6 A SPISSU, NIKOLIC, MORETTI, a tutti i giovani applauditi nelle giornate bolognesi in casa Sabatini, se ci promettono che andranno avanti e non si fermeranno davanti allo specchio degli adulatori, lavorando duro in palestra, cercando asticelle sempre più alte.

5 Alla REYER che merita il Bucintoro per le 700 vittorie in serie A, per il secondo posto in classifica, ma non è ancora salda sulle gambe. Ora dovrebbe aver capito cosa la faceva ammalare. Ha tempo per sistemarsi e far sapere che potrebbe essere lei la vera rivale di Milano.

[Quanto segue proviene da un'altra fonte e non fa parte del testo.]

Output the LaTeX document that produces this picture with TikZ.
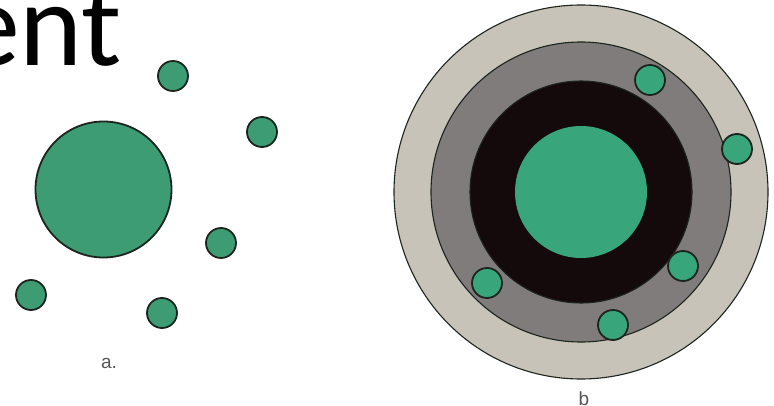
\documentclass[tikz,border=0pt]{standalone}
\usepackage{fontspec}
\newfontfamily\carlito{Carlito}
\setmainfont{Liberation Sans}
\definecolor{gleft}{RGB}{62,156,116}
\definecolor{gright}{RGB}{56,165,122}
\definecolor{tanring}{RGB}{200,195,184}
\definecolor{grayring}{RGB}{128,124,124}
\definecolor{blackcore}{RGB}{20,10,12}
\definecolor{edgedark}{RGB}{28,36,30}
\definecolor{labelgray}{RGB}{85,85,85}
\tikzset{
  electron/.style={circle, draw=edgedark, line width=1.8pt, fill=#1, minimum size=30pt, inner sep=0pt},
  ringline/.style={draw=edgedark, line width=1.1pt},
  lbl/.style={font=\fontsize{19}{19}\selectfont, text=labelgray, inner sep=0pt}
}
\begin{document}
\begin{tikzpicture}[x=1pt,y=-1pt]
\useasboundingbox (0,0) rectangle (774,406);
% title fragment
\node[anchor=base west, inner sep=0pt, font=\carlito\fontsize{120}{120}\selectfont] (title) at (-40,66) {ent};
% panel a
\node[circle, draw=edgedark, line width=1.8pt, fill=gleft, minimum size=136pt, inner sep=0pt] (nucA) at (103.5,189.5) {};
\node[electron=gleft] (a1) at (173,76) {};
\node[electron=gleft] (a2) at (262,132) {};
\node[electron=gleft] (a3) at (221,243) {};
\node[electron=gleft] (a4) at (31,295) {};
\node[electron=gleft] (a5) at (162,313) {};
\node[lbl, anchor=base] (la) at (109,368) {a.};
% panel b
\coordinate (c) at (581,192);
\filldraw[ringline, fill=tanring] (c) circle[radius=187];
\filldraw[ringline, fill=grayring] (c) circle[radius=150];
\filldraw[ringline, fill=blackcore] (c) circle[radius=111];
\node[circle, fill=gright, minimum size=132pt, inner sep=0pt] (nucB) at (c) {};
\node[electron=gright] (b1) at (650,80) {};
\node[electron=gright] (b2) at (737,149) {};
\node[electron=gright] (b3) at (487,283) {};
\node[electron=gright] (b4) at (683,266) {};
\node[electron=gright] (b5) at (613,325) {};
\node[lbl, anchor=base] (lb) at (584,405) {b};
\end{tikzpicture}
\end{document}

4 Ad AVELLINO, tutti compresi, manager e il caro Pino Sacripanti, perché questa crisi non si può spiegare soltanto con la cattiva digestione dopo l’inserimento di Logan. Crediamo in Alberani come credevamo in Trainotti. Attenti a questi lupi.

3 Alla COPPA ITALIA che confonde con le sue cifre, festa unica che ha tradito squadre che ci avevano emozionato in A1, che ha negato a Biella quello che le spetta anche se in A2, Nella storia la terra del professor Bonali ha dato così tanto al nostro basket che vorremmo sempre vederla felice.

2 A GENTILE, BARGNANI, HACKETT, MUSSINI, ORIUNDI VARI, persino MELLI se non rassicureranno subito la casa madre, il Petrucci ansioso, ma anche se non si metteranno a lavorare già oggi per una estate di riscatto generale.

1 A TRINCHIERI che lasciando la culla di Virginio Bernardi per affidarsi a Wassermann ci negherà il piacere di andare in uno dei ristoranti che il suo ex mentore scopriva quando voleva celebrarlo come dopo le vittorie nel basket tedesco.

0 A RADULJICA come simbolo dei giocatori che si rifiutano di capire. Ora non possiamo pensare che il pilastro della Serbia di Djordjevic faccia davvero fatica a comprendere il suo ruolo nella Milano di Repesa. Può capitare di essere frastornati, neppure ad Atene gli andò benissimo e Sasha che lo aveva voluto, difeso, imposto, fu esonerato prima di lui, ma così è troppo. Stesso voto a chi lo ha ingaggiato pur sapendo che nel cantiere della Versailles di Armani serviva più un affamato alla Nikolic rapito dai turchi a Zagabria di questo viaggiatore su moto d’epoca.